**EXERCISE DIRECTIONS**:
Leave out the pictures and copy everything else below exactly.

**DATASET EXTRACT**:
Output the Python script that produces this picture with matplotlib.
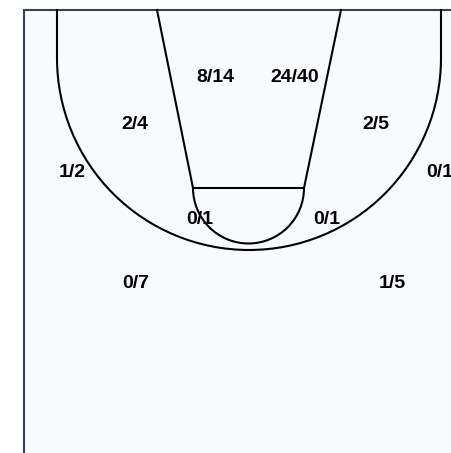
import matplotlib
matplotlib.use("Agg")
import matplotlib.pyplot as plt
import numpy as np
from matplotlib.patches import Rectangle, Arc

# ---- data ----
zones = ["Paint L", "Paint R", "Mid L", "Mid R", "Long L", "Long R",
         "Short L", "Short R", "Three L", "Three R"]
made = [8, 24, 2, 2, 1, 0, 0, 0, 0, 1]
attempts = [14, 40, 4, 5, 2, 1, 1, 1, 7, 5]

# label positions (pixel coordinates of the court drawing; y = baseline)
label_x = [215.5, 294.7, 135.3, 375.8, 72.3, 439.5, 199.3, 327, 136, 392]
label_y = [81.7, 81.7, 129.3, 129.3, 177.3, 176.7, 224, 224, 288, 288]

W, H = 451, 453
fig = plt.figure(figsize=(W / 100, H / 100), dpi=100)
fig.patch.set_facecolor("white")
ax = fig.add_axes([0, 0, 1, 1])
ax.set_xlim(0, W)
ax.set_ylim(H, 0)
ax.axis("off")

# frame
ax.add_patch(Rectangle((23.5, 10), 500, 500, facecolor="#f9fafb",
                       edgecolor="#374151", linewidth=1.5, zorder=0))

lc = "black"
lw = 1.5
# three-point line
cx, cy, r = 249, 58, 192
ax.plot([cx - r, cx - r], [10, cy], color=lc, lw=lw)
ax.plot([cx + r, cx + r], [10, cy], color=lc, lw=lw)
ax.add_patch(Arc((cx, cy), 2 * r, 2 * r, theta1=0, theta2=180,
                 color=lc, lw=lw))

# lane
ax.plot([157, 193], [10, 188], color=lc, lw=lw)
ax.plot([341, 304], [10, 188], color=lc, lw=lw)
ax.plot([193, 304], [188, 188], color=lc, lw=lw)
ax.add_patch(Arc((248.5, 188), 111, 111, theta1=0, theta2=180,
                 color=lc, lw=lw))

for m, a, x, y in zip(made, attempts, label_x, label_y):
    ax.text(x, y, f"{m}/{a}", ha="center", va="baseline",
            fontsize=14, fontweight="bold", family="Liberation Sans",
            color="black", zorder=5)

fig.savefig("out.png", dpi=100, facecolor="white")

**EXERCISE RESULT**:
Output the Python script that produces this picture with matplotlib.
import matplotlib
matplotlib.use("Agg")
import matplotlib.pyplot as plt
import numpy as np
from matplotlib.patches import Rectangle, Arc

# ---- data ----
zones = ["Paint L", "Paint R", "Mid L", "Mid R", "Long L", "Long R",
         "Short L", "Short R", "Three L", "Three R"]
made = [8, 24, 2, 2, 1, 0, 0, 0, 0, 1]
attempts = [14, 40, 4, 5, 2, 1, 1, 1, 7, 5]

# label positions (pixel coordinates of the court drawing; y = baseline)
label_x = [215.5, 294.7, 135.3, 375.8, 72.3, 439.5, 199.3, 327, 136, 392]
label_y = [81.7, 81.7, 129.3, 129.3, 177.3, 176.7, 224, 224, 288, 288]

W, H = 451, 453
fig = plt.figure(figsize=(W / 100, H / 100), dpi=100)
fig.patch.set_facecolor("white")
ax = fig.add_axes([0, 0, 1, 1])
ax.set_xlim(0, W)
ax.set_ylim(H, 0)
ax.axis("off")

# frame
ax.add_patch(Rectangle((23.5, 10), 500, 500, facecolor="#f9fafb",
                       edgecolor="#374151", linewidth=1.5, zorder=0))

lc = "black"
lw = 1.5
# three-point line
cx, cy, r = 249, 58, 192
ax.plot([cx - r, cx - r], [10, cy], color=lc, lw=lw)
ax.plot([cx + r, cx + r], [10, cy], color=lc, lw=lw)
ax.add_patch(Arc((cx, cy), 2 * r, 2 * r, theta1=0, theta2=180,
                 color=lc, lw=lw))

# lane
ax.plot([157, 193], [10, 188], color=lc, lw=lw)
ax.plot([341, 304], [10, 188], color=lc, lw=lw)
ax.plot([193, 304], [188, 188], color=lc, lw=lw)
ax.add_patch(Arc((248.5, 188), 111, 111, theta1=0, theta2=180,
                 color=lc, lw=lw))

for m, a, x, y in zip(made, attempts, label_x, label_y):
    ax.text(x, y, f"{m}/{a}", ha="center", va="baseline",
            fontsize=14, fontweight="bold", family="Liberation Sans",
            color="black", zorder=5)

fig.savefig("out.png", dpi=100, facecolor="white")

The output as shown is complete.